Putonghua push puts local dialect in spotlight

A blank sheet

  "The land was like a blank sheet of paper when the government officials reoccupied it," Wang said.

  He added that the officials and their descendants constituted the original residents of modern-day Luanping, who were ordered to speak Classical Chinese, the language promoted during the early period of Qing rule, and was the predecessor of modern Mandarin and, subsequently, Putonghua.

Putonghua push puts local dialect in spotlight

According to Wang, Classical Chinese, rather than the dialect spoken by the natives of Beijing, was handed down through the generations in Luanping.

  "It (the local dialect) has profound historical origins. That's why Luanping natives speak the old standard official language, which was the predecessor of Putonghua," he said.

  Although, the Luanping dialect is similar to Putonghua, it is not identical because standards for the old official language were revised several times following the fall of the Qing in 1911.

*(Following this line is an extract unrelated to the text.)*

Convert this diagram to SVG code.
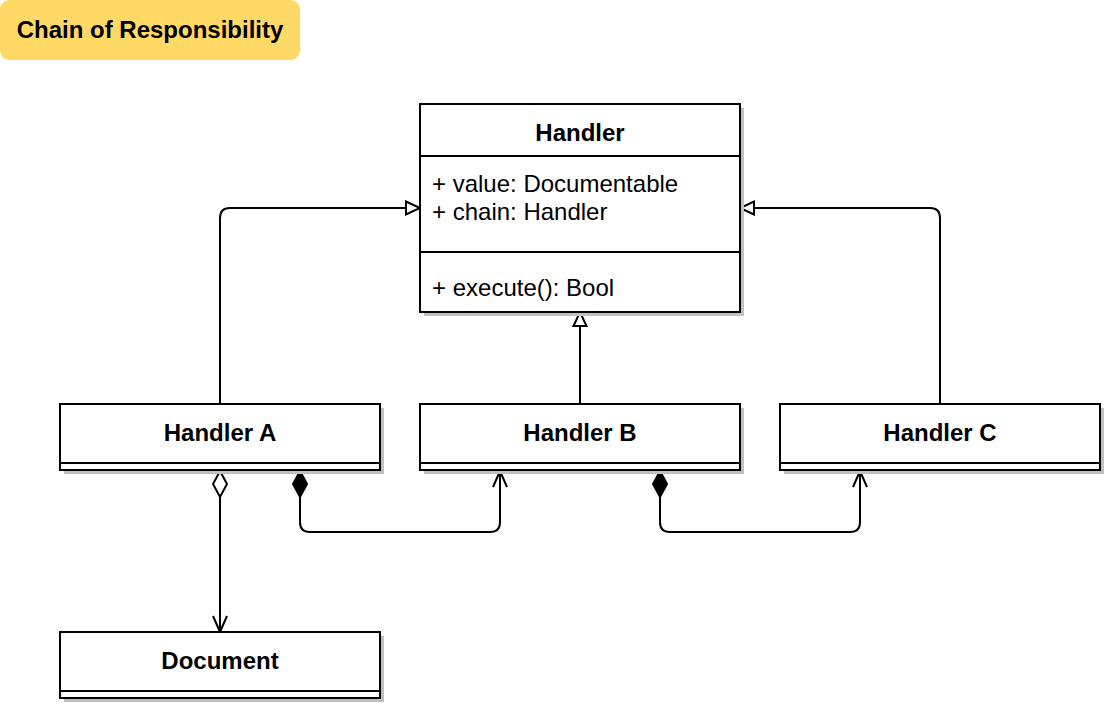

  "The pronunciation of a number of words is different," Wang said, adding that, even so, the language spoken by Luanping residents easily meets the national standard for spoken Putonghua.

  However, the same cannot be said for all residents of modern Beijing, he said.

  The Beijing dialect does not equate to standard Putonghua because its predecessor lost many elements endemic to classic Beijing speech.

  Those elements include the heavily rolled "r" that is added to many words that officially end in "n", a characteristic known as erhuayin, according to Wang.

  "However, modern Beijing is a melting pot where different kinds of spoken language gradually get mixed together," he said.

  "That's why the Luanping dialect probably sounds closer to standard Putonghua than regular Beijing speech, which is why we call Luanping 'the home of Putonghua'."